I’ve hit that point in the blanket project, I’m sure you know which one I mean. It’s that thing where you look at an innocent looking project, and all you can see is a gaping abyss of knitting ahead of you, and no possible way you could ever be finished.
I know it looks like an ordinary blanket, but it’s my yarn eating nemesis. I’m just beginning the third ball, and the yarn keeps going in, and no knitting comes out. I’m not sure how that’s possible, this knitterly version of constipation, but here I am, and I’m a little worried about this blanket, because it’s got a long way to go, and it’s a bit early to be feeling so wildly desperate when I look at it. I pick it up, and all I can think of is eighty-seven other things I’d rather be knitting, and twenty two projects I could be working on, and all of them seem better than this white wasteland of woolen despair. (Yesterday I actually cleaned the kitchen to avoid it. Bad sign.)

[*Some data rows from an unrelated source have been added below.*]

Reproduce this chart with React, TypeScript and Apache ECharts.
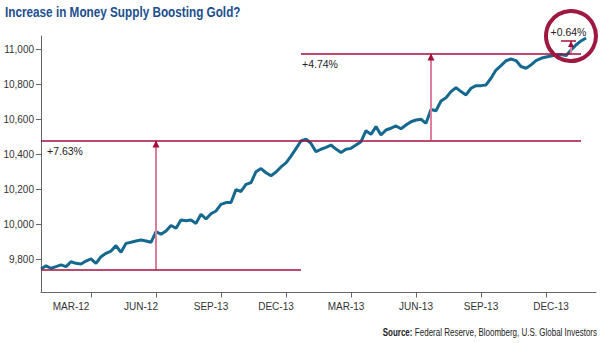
import React, { useEffect, useRef } from "react";
import * as echarts from "echarts";

// Weekly money supply (billions USD)
const moneySupply = [
  9745, 9763, 9749, 9758, 9768, 9758, 9786, 9777, 9773, 9790,
  9802, 9777, 9815, 9834, 9847, 9878, 9840, 9891, 9897, 9904,
  9910, 9904, 9897, 9958, 9943, 9962, 9993, 9977, 10024, 10020,
  10024, 10005, 10057, 10030, 10060, 10076, 10113, 10124, 10124, 10198,
  10187, 10227, 10238, 10300, 10318, 10294, 10277, 10298, 10327, 10350,
  10389, 10432, 10475, 10486, 10461, 10414, 10428, 10439, 10452, 10429,
  10409, 10428, 10433, 10452, 10471, 10534, 10513, 10557, 10509, 10538,
  10548, 10561, 10545, 10566, 10585, 10595, 10599, 10576, 10655, 10648,
  10703, 10722, 10757, 10780, 10757, 10738, 10776, 10791, 10791, 10795,
  10833, 10880, 10905, 10933, 10943, 10934, 10900, 10890, 10909, 10934,
  10947, 10954, 10960, 10967, 10969, 10962, 10994, 11023, 11046, 11063,
];
const weekCount = 112;
const weeks = Array.from({ length: weekCount }, (_, i) => String(i));

const tickWeeks = [10, 23, 36, 49, 62, 75, 88, 101];
const labelWeeks = [6, 20, 34, 47, 61, 75, 88, 102];
const tickLabels = ["MAR-12", "JUN-12", "SEP-13", "DEC-13", "MAR-13", "JUN-13", "SEP-13", "DEC-13"];
const yTicks = [9800, 10000, 10200, 10400, 10600, 10800, 11000];

// Reference levels and the growth annotations
const levelStart = 9740;
const levelYearOne = 10478;
const levelYearTwo = 10975;
const levelLatest = 11046;
const annotations = ["+7.63%", "+4.74%", "+0.64%"];
const arrowWeeks = [23, 78, 106];

const TITLE = "Increase in Money Supply Boosting Gold?";
const SOURCE_BOLD = "Source:";
const SOURCE_REST = " Federal Reserve, Bloomberg, U.S. Global Investors";

const FONT = "'Liberation Sans', Arial, sans-serif";
const RED = "#a30f3d";
const PINK = "#de7e9c";
const BLUE = "#15698f";

export default function App() {
  const ref = useRef<HTMLDivElement>(null);
  useEffect(() => {
    if (!ref.current) return;
    const chart = echarts.init(ref.current, undefined, { renderer: "svg" });
    const lineStyleRed = { color: RED, width: 1.5, type: "solid" as const };
    const shaft = (w: number, lo: number, hi: number) => [
      { coord: [w, lo], lineStyle: { color: PINK, width: 2, type: "solid" } },
      { coord: [w, hi] },
    ];
    const annoLabel = (text: string, position: string, distance: any) => ({
      show: true,
      formatter: text,
      position,
      distance,
      fontFamily: FONT,
      fontSize: 10.5,
      color: "#222",
    });
    chart.setOption({
      animation: false,
      backgroundColor: "#ffffff",
      grid: { left: 41, top: 36, width: 555, height: 256.5, containLabel: false, outerBoundsMode: "none" },
      xAxis: {
        type: "category",
        data: weeks,
        boundaryGap: false,
        axisLine: { lineStyle: { color: "#666", width: 1 } },
        axisTick: {
          interval: (idx: number) => tickWeeks.includes(idx),
          length: 5,
          lineStyle: { color: "#666" },
        },
        axisLabel: {
          interval: (idx: number) => labelWeeks.includes(idx),
          formatter: (_v: string, idx: number) => tickLabels[labelWeeks.indexOf(idx)] ?? "",
          fontFamily: FONT,
          fontSize: 10,
          color: "#333",
          margin: 9,
        },
        splitLine: { show: false },
      },
      yAxis: {
        type: "value",
        min: 9610.6,
        max: 11074.2,
        axisLine: { show: true, lineStyle: { color: "#666", width: 1 } },
        axisTick: { show: true, customValues: yTicks, length: 5, lineStyle: { color: "#666" } },
        axisLabel: {
          customValues: yTicks,
          formatter: (v: number) => v.toLocaleString("en-US"),
          fontFamily: FONT,
          fontSize: 10,
          color: "#333",
          margin: 7,
        },
        splitLine: { show: false },
      },
      series: [
        {
          type: "line",
          data: moneySupply,
          symbol: "none",
          lineStyle: { color: BLUE, width: 3 },
          z: 3,
          markLine: {
            silent: true,
            symbol: ["none", "none"],
            lineStyle: lineStyleRed,
            label: { show: false },
            data: [
              shaft(arrowWeeks[0], levelStart, levelYearOne),
              shaft(arrowWeeks[1], levelYearOne, levelYearTwo),
              shaft(arrowWeeks[2], levelYearTwo, levelLatest),
              [{ coord: [0, levelStart] }, { coord: [52, levelStart] }],
              [
                { coord: [0, levelYearOne], label: annoLabel(annotations[0], "insideStartBottom", [6, 5]) },
                { coord: [108, levelYearOne] },
              ],
              [
                { coord: [52, levelYearTwo], label: annoLabel(annotations[1], "insideStartBottom", [1, 5]) },
                { coord: [108, levelYearTwo] },
              ],
              [
                { coord: [104, levelLatest], label: annoLabel(annotations[2], "insideMiddleTop", 3) },
                { coord: [107, levelLatest] },
              ],
            ],
          },
          markPoint: {
            silent: true,
            symbol: "triangle",
            symbolSize: [7, 7],
            symbolOffset: [0, 3.5],
            itemStyle: { color: RED },
            label: { show: false },
            data: [
              { coord: [arrowWeeks[0], levelYearOne] },
              { coord: [arrowWeeks[1], levelYearTwo] },
              { coord: [arrowWeeks[2], levelLatest], symbolSize: [6, 6], symbolOffset: [0, 3] },
            ],
          },
        },
      ],
      graphic: [
        {
          type: "text",
          x: 5,
          y: 12.5,
          scaleX: 0.84,
          style: {
            text: TITLE,
            fontFamily: FONT,
            fontSize: 14,
            fontWeight: "bold",
            fill: "#1b4f8e",
            textAlign: "left",
            textVerticalAlign: "middle",
          },
        },
        {
          type: "text",
          x: 597,
          y: 333,
          scaleX: 0.8,
          style: {
            text: "{b|" + SOURCE_BOLD + "}{r|" + SOURCE_REST + "}",
            textAlign: "right",
            textVerticalAlign: "middle",
            rich: {
              b: { fontFamily: FONT, fontSize: 10, fontWeight: "bold", fill: "#222" },
              r: { fontFamily: FONT, fontSize: 10, fontWeight: "normal", fill: "#222" },
            },
          },
        },
        {
          type: "circle",
          shape: { cx: 571, cy: 36, r: 25 },
          style: { fill: "none", stroke: "#9e1840", lineWidth: 4 },
          z: 100,
        },
      ],
    });
    return () => chart.dispose();
  }, []);
  return (
    <div
      ref={ref}
      style={{ position: "fixed", left: 0, top: 0, width: 600, height: 343, background: "#fff" }}
    />
  );
}
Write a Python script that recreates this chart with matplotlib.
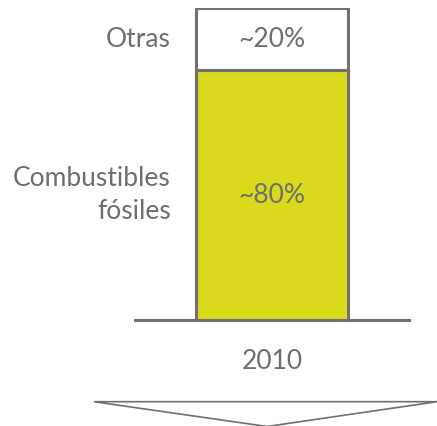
import matplotlib
matplotlib.use("Agg")
from matplotlib import pyplot as plt
from matplotlib.patches import Polygon

# data
year = ["2010"]
segments = ["Combustibles\nfósiles", "Otras"]
shares = [80, 20]
share_labels = ["~80%", "~20%"]
fills = ["#d9da1c", "#ffffff"]

edge_color = "#707070"
text_color = "#6e6e6e"
plt.rcParams['font.family'] = ['Lato', 'DejaVu Sans']
fs = 19

W, H = 437, 426
fig = plt.figure(figsize=(W / 100, H / 100), dpi=100)

# axes placed so that 0..100 spans pixel rows 320..8, baseline x 135..409
ax = fig.add_axes([135 / W, (H - 320) / H, 274 / W, 312 / H])
ax.set_xlim(-0.9, 0.9)
ax.set_ylim(0, 100)

bottom = 0
for name, val, lab, col in zip(segments, shares, share_labels, fills):
    ax.bar(0, val, width=1.0, bottom=bottom, color=col,
           edgecolor=edge_color, linewidth=2.2, zorder=2)
    mid = bottom + val / 2
    ax.text(0, mid, lab, ha='center', va='center', fontsize=fs,
            color=text_color)
    ax.text(-0.665, mid, name, ha='right', va='center', fontsize=fs,
            color=text_color, linespacing=1.38)
    bottom += val

for s in ['top', 'right', 'left']:
    ax.spines[s].set_visible(False)
ax.spines['bottom'].set_color(edge_color)
ax.spines['bottom'].set_linewidth(2.2)
ax.set_yticks([])
ax.set_xticks([0], year)
ax.tick_params(axis='x', length=0, pad=21, labelsize=fs, labelcolor=text_color)
ax.patch.set_alpha(0)

# down arrow below the chart, in pixel coords of the figure
arrow = Polygon([(94 / W, 1 - 401.7 / H), (437 / W, 1 - 401.7 / H),
                 (267 / W, 1 - 426.5 / H)], closed=True,
                facecolor='white', edgecolor=edge_color, linewidth=1.2,
                transform=fig.transFigure, clip_on=False)
fig.patches.append(arrow)

fig.savefig("out.png", dpi=100)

Usually, when knitting gets like this (and I don’t blame the blanket – every project tries this crap with me at some point) I add distraction. A good book to listen to, a movie on the TV… I don’t watch a lot of TV, but there’s a lot to be said for a good binge watch of a show at this point, and I can’t believe I wasted the new season of Grace and Frankie on bootees and a sweater that I wasn’t sick of at all. It was remarkably short sighted, because the only way out of this is a whole whack of knitting time to break the back of it. I need to be on the winning side of this blanket. I need hope.
What do you do when you’re sick to death of a project, long before it’s done?
(PS. Don’t say that you knit something else. I’m on a deadline.)
(PPS. I don’t think I’ll do another blanket for a while after this one.)